In a couple of weeks the madness will be over. Charleston voters will have cast their ballots. And I'm thinking not a whole lot will have changed. At least not as far as minority representation is concerned.
Three of council's five black members are up for reelection, and I'm betting they will each be sent back to council. That would be a good thing if it meant black constituents in their respective districts would somehow benefit.
For the past 32 years, blacks in Charleston have had significant representation on City Council. Until four years ago, half of its 12 members were black. But that's never translated into significant advantages for the black community.
It's amazing that significant political representation never seems to benefit black people. Despite having five black representatives on council, the per capita income of blacks in the city remains at roughly about half that of whites while black students are about twice as likely to drop out before graduating than their white classmates.

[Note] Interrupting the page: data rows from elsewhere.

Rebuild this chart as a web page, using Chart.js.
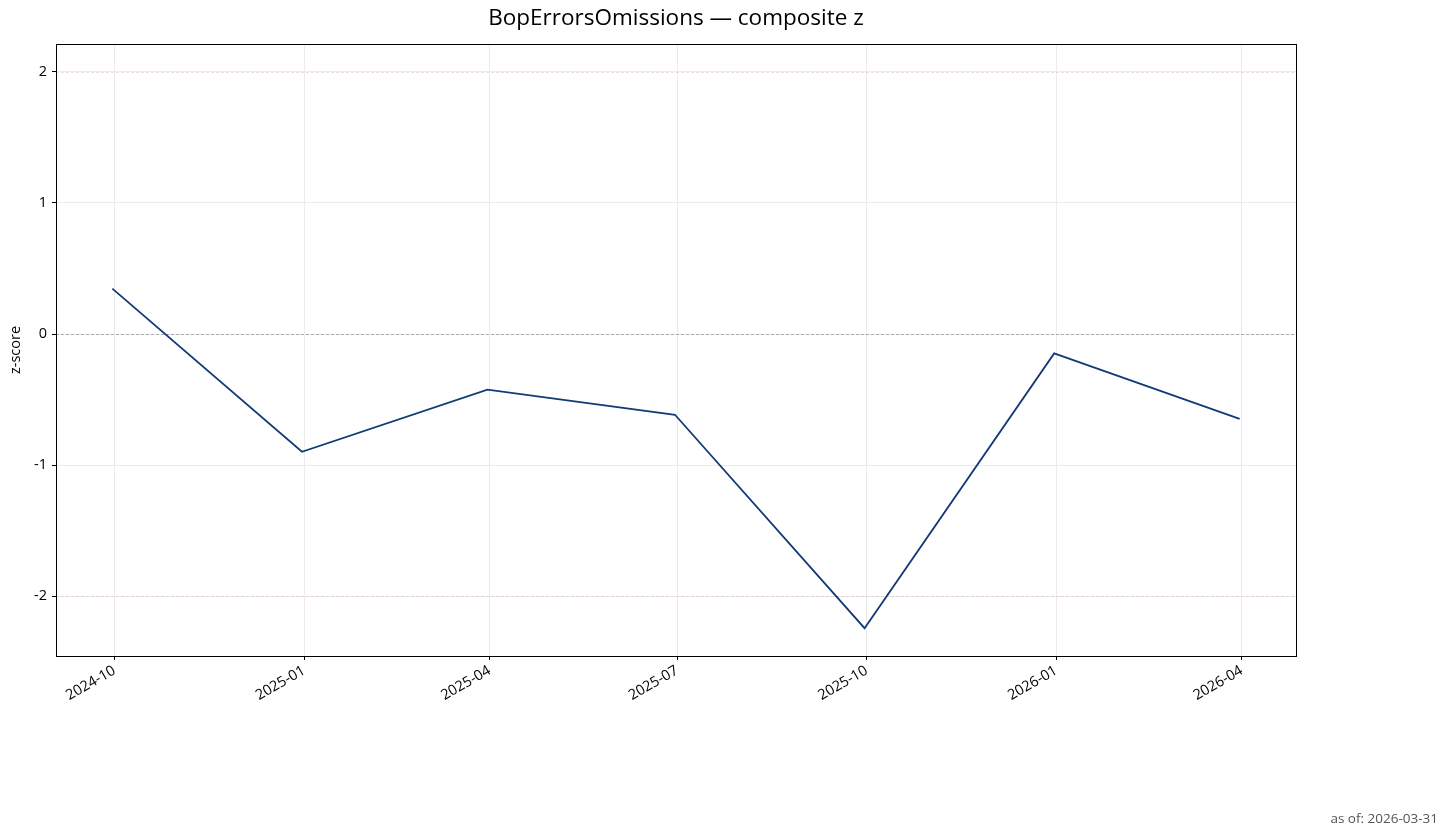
<!DOCTYPE html>
<html>
<head>
<meta charset="utf-8">
<script src="https://cdn.jsdelivr.net/npm/chart.js@4.4.1/dist/chart.umd.min.js"></script>
<style>
  html, body { margin: 0; padding: 0; background: #fff; }
  #wrap { width: 1449px; height: 837px; }
</style>
</head>
<body>
<div id="wrap"><canvas id="chart" width="1449" height="837"></canvas></div>
<script>
// quarter-end observations
const dates = ['2024-09-30', '2024-12-31', '2025-03-31', '2025-06-30', '2025-09-30', '2025-12-31', '2026-03-31'];
const zValues = [0.346, -0.898, -0.425, -0.616, -2.244, -0.148, -0.647];
const xTickLabels = ['2024-10', '2025-01', '2025-04', '2025-07', '2025-10', '2026-01', '2026-04'];
const yTicks = [-2, -1, 0, 1, 2];
const bandLines = [-2, 2];
const asOf = '2026-03-31';

const FONT = "'Open Sans', 'Noto Sans', sans-serif";

function toMs(s) {
    const p = s.split('-').map(Number);
    return Date.UTC(p[0], p[1] - 1, p[2] || 1);
}

const points = dates.map((d, i) => ({ x: toMs(d), y: zValues[i] }));
const tickMs = xTickLabels.map(toMs);

// matplotlib-style 5% margins
const xSpan = toMs(dates[dates.length - 1]) - toMs(dates[0]);
const xMin = toMs(dates[0]) - 0.05 * xSpan;
const xMax = toMs(dates[dates.length - 1]) + 0.05 * xSpan;
const yLo = Math.min(...zValues, ...bandLines);
const yHi = Math.max(...zValues, ...bandLines);
const yMin = yLo - 0.05 * (yHi - yLo);
const yMax = yHi + 0.05 * (yHi - yLo);

const decorPlugin = {
    id: 'decor',
    beforeDatasetsDraw(chart) {
        const ctx = chart.ctx;
        const a = chart.chartArea;
        const y = chart.scales.y;
        ctx.save();
        ctx.lineWidth = 0.8;
        ctx.setLineDash([3, 2]);
        ctx.strokeStyle = 'rgba(214, 150, 160, 0.4)';
        bandLines.forEach(v => {
            const py = Math.round(y.getPixelForValue(v)) + 0.5;
            ctx.beginPath();
            ctx.moveTo(a.left, py);
            ctx.lineTo(a.right, py);
            ctx.stroke();
        });
        ctx.strokeStyle = '#9a9a9a';
        const py0 = Math.round(y.getPixelForValue(0)) + 0.5;
        ctx.beginPath();
        ctx.moveTo(a.left, py0);
        ctx.lineTo(a.right, py0);
        ctx.stroke();
        ctx.restore();
    },
    afterDraw(chart) {
        const ctx = chart.ctx;
        const a = chart.chartArea;
        ctx.save();
        ctx.strokeStyle = '#000';
        ctx.lineWidth = 1;
        ctx.strokeRect(Math.round(a.left) + 0.5, Math.round(a.top) + 0.5,
            Math.round(a.right - a.left), Math.round(a.bottom - a.top));

        ctx.fillStyle = '#000';
        ctx.font = '22.5px ' + FONT;
        ctx.textAlign = 'center';
        ctx.textBaseline = 'middle';
        ctx.fillText('BopErrorsOmissions \u2014 composite z', (a.left + a.right) / 2, 19);

        ctx.fillStyle = '#555';
        ctx.font = '13.5px ' + FONT;
        ctx.textAlign = 'right';
        ctx.fillText('as of: ' + asOf, 1438, 819);
        ctx.restore();
    }
};

new Chart(document.getElementById('chart').getContext('2d'), {
    type: 'line',
    data: {
        datasets: [{
            label: 'composite z',
            data: points,
            borderColor: '#123a78',
            borderWidth: 1.8,
            pointRadius: 0,
            tension: 0,
            fill: false
        }]
    },
    options: {
        responsive: false,
        animation: false,
        devicePixelRatio: 1,
        layout: { padding: { top: 44, right: 153, bottom: 0, left: 0 } },
        plugins: {
            legend: { display: false },
            tooltip: { enabled: false },
            title: { display: false }
        },
        scales: {
            x: {
                type: 'linear',
                min: xMin,
                max: xMax,
                afterBuildTicks: s => { s.ticks = tickMs.map(v => ({ value: v })); },
                afterFit: s => { s.height = 181; },
                ticks: {
                    autoSkip: false,
                    maxRotation: 30,
                    minRotation: 30,
                    padding: 2,
                    color: '#000',
                    font: { family: FONT, size: 14.5 },
                    callback: v => xTickLabels[tickMs.indexOf(v)]
                },
                grid: {
                    color: '#ebebeb',
                    lineWidth: 1,
                    tickColor: '#000',
                    tickLength: 4
                },
                border: { display: false }
            },
            y: {
                type: 'linear',
                min: yMin,
                max: yMax,
                afterBuildTicks: s => { s.ticks = yTicks.map(v => ({ value: v })); },
                afterFit: s => { s.width = 56; },
                ticks: {
                    padding: 5,
                    color: '#000',
                    font: { family: FONT, size: 14.5 },
                    callback: v => String(v)
                },
                grid: {
                    color: '#ebebeb',
                    lineWidth: 1,
                    tickColor: '#000',
                    tickLength: 4
                },
                border: { display: false },
                title: {
                    display: true,
                    text: 'z-score',
                    color: '#000',
                    font: { family: FONT, size: 14.5 },
                    padding: { top: 7, bottom: 0 }
                }
            }
        }
    },
    plugins: [decorPlugin]
});
</script>
</body>
</html>
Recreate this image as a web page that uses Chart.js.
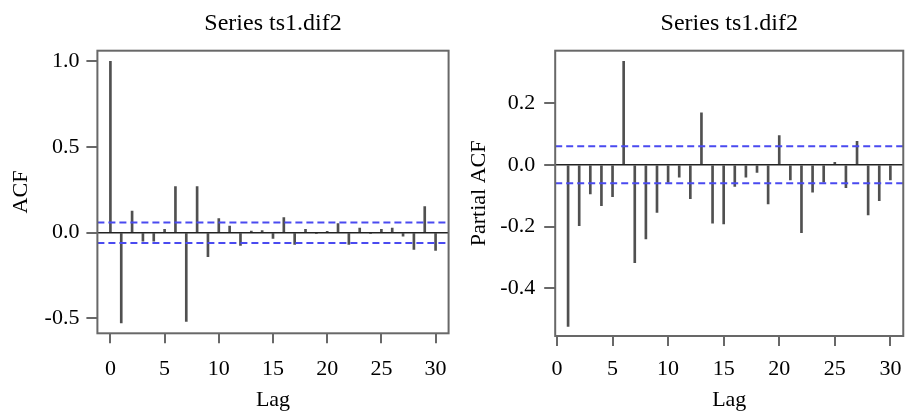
<!DOCTYPE html>
<html lang="en">
<head>
    <meta charset="UTF-8">
    <title>Series ts1.dif2</title>
    <script src="https://cdn.jsdelivr.net/npm/chart.js"></script>
    <style>
        body {
            margin: 0;
            background: #ffffff;
            width: 912px;
            height: 411px;
            overflow: hidden;
            position: relative;
        }
        canvas {
            position: absolute;
            top: 0;
        }
        #acfChart { left: 0; }
        #pacfChart { left: 460px; }
    </style>
</head>
<body>
    <canvas id="acfChart" width="460" height="411"></canvas>
    <canvas id="pacfChart" width="452" height="411"></canvas>

    <script>
        // Data
        const titleText = 'Series ts1.dif2';
        const acfLags = [0, 1, 2, 3, 4, 5, 6, 7, 8, 9, 10, 11, 12, 13, 14, 15, 16, 17, 18, 19, 20, 21, 22, 23, 24, 25, 26, 27, 28, 29, 30];
        const acfValues = [1.0, -0.526, 0.126, -0.049, -0.049, 0.02, 0.269, -0.517, 0.269, -0.14, 0.082, 0.039, -0.074, 0.01, 0.012,
            -0.033, 0.088, -0.068, 0.02, -0.005, 0.008, 0.053, -0.068, 0.027, -0.005, 0.02, 0.027, -0.02, -0.097, 0.152, -0.103];
        const pacfLags = [1, 2, 3, 4, 5, 6, 7, 8, 9, 10, 11, 12, 13, 14, 15, 16, 17, 18, 19, 20, 21, 22, 23, 24, 25, 26, 27, 28, 29, 30];
        const pacfValues = [-0.523, -0.197, -0.094, -0.132, -0.103, 0.335, -0.317, -0.24, -0.154, -0.057, -0.04, -0.11, 0.168, -0.189,
            -0.191, -0.07, -0.04, -0.025, -0.127, 0.094, -0.049, -0.22, -0.089, -0.056, 0.008, -0.074, 0.076, -0.162, -0.116, -0.049];
        const ciLimit = 0.06;
        const lagTicks = [0, 5, 10, 15, 20, 25, 30];
        const acfTicks = [-0.5, 0, 0.5, 1.0];
        const pacfTicks = [-0.4, -0.2, 0, 0.2];

        const serif = '"Liberation Serif", "Times New Roman", serif';
        Chart.defaults.font.family = serif;
        Chart.defaults.color = '#000000';

        // frame round the plot region
        const boxPlugin = {
            id: 'box',
            afterDatasetsDraw(chart) {
                const a = chart.chartArea;
                const ctx = chart.ctx;
                ctx.save();
                ctx.strokeStyle = '#686868';
                ctx.lineWidth = 2;
                ctx.strokeRect(a.left, a.top, a.right - a.left, a.bottom - a.top);
                ctx.restore();
            }
        };

        function makeChart(id, opts) {
            const points = opts.lags.map((lag, i) => ({ x: lag, y: opts.values[i] }));
            const hLine = (y, color, dash, width) => ({
                type: 'line',
                data: [{ x: opts.xMin, y: y }, { x: opts.xMax, y: y }],
                borderColor: color,
                borderWidth: width,
                borderDash: dash,
                pointRadius: 0,
                order: 0
            });
            return new Chart(document.getElementById(id), {
                type: 'bar',
                data: {
                    datasets: [
                        {
                            data: points,
                            backgroundColor: '#505050',
                            borderWidth: 0,
                            barThickness: 2,
                            order: 2
                        },
                        hLine(0, '#222222', [], 1.5),
                        hLine(ciLimit, '#4a4af0', [7, 4], 2),
                        hLine(-ciLimit, '#4a4af0', [7, 4], 2)
                    ]
                },
                options: {
                    responsive: false,
                    animation: false,
                    layout: { padding: { left: 0, right: opts.padRight, top: 0, bottom: 0 } },
                    plugins: {
                        legend: { display: false },
                        tooltip: { enabled: false },
                        title: {
                            display: true,
                            text: titleText,
                            fullSize: false,
                            color: '#000000',
                            font: { size: 24, weight: 'normal', family: serif, lineHeight: 1.2 },
                            padding: { top: 9.2, bottom: 12.7 }
                        }
                    },
                    scales: {
                        x: {
                            type: 'linear',
                            offset: false,
                            min: opts.xMin,
                            max: opts.xMax,
                            afterBuildTicks: s => { s.ticks = lagTicks.map(v => ({ value: v })); },
                            afterFit: s => { s.height = opts.xHeight; },
                            grid: { offset: false, drawOnChartArea: false, drawTicks: true, tickLength: 10, color: '#686868', lineWidth: 2 },
                            border: { display: false },
                            ticks: {
                                autoSkip: false, maxRotation: 0, padding: opts.xTickPad,
                                font: { size: 22 }, color: '#000000',
                                callback: v => String(v)
                            },
                            title: {
                                display: true, text: 'Lag', color: '#000000',
                                font: { size: 22, lineHeight: 1 }, padding: { top: 0, bottom: 0 }
                            }
                        },
                        y: {
                            min: opts.yMin,
                            max: opts.yMax,
                            afterBuildTicks: s => { s.ticks = opts.yTicks.map(v => ({ value: v })); },
                            afterFit: s => { s.width = opts.yWidth; },
                            grid: { drawOnChartArea: false, drawTicks: true, tickLength: 11, color: '#686868', lineWidth: 2 },
                            border: { display: false },
                            ticks: {
                                padding: opts.yTickPad, font: { size: 22 }, color: '#000000',
                                callback: v => v.toFixed(1)
                            },
                            title: {
                                display: true, text: opts.yTitle, color: '#000000',
                                font: { size: 22, lineHeight: 1 }, padding: { top: opts.yTitlePad, bottom: 0 }
                            }
                        }
                    }
                },
                plugins: [boxPlugin]
            });
        }

        makeChart('acfChart', {
            lags: acfLags, values: acfValues, yTicks: acfTicks, yTitle: 'ACF',
            xMin: -1.2, xMax: 31.2, yMin: -0.587, yMax: 1.062,
            yWidth: 97.4, padRight: 4.8, xHeight: 77.7,
            xTickPad: 13, yTickPad: 7, yTitlePad: 9.8
        });

        makeChart('pacfChart', {
            lags: pacfLags, values: pacfValues, yTicks: pacfTicks, yTitle: 'Partial ACF',
            xMin: -0.16, xMax: 31.16, yMin: -0.554, yMax: 0.369,
            yWidth: 95.2, padRight: 3.5, xHeight: 75,
            xTickPad: 10.3, yTickPad: 9, yTitlePad: 8.6
        });
    </script>
</body>
</html>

That's been true since Charleston adopted single member district representation in 1975.
Even in areas where black representation on City Council can have a direct impact on social or economic policy, it has failed to make its weight felt.
Last month, council's black members uncharacteristically voted unanimously to hold up the restoration of the Dock Street Theatre until more guarantees were in place to give black contractors an equitable share of the contracts. Their effort was unsuccessful.
Most observers contribute black council members' rare unity to election-year politics. I'm inclined to agree since that unity has been conspicuously absent as multi-million dollar development projects have sprung up all over the city in recent years.
About 20 years ago council approved goals for minority business participation in construction and the procurement of goods and services. The goals were made for two categories: women-owned businesses and black-owned businesses. The city consistently meets its goals for women-owned businesses (usually white women), but it doesn't meet its goals for minority business participation.
The benefits of black representation on City Council have been equally as dismal on social issues. Violent crime and illegal drug trafficking continue to ravage black communities, but few initiatives to reduce crime in the black community have come from black councilmembers.
Municipal government has been virtually absent when it comes to the city's predominantly black public schools or recreational opportunities for black kids. While the city has a number of partnerships with public schools in its domain, they all seem to be paper tigers, especially if you consider that all the city's predominantly black schools are failing schools.
I once asked a black councilman what the city could do to improve the delivery of quality education to black students. The guy told me education was the school board's responsibility.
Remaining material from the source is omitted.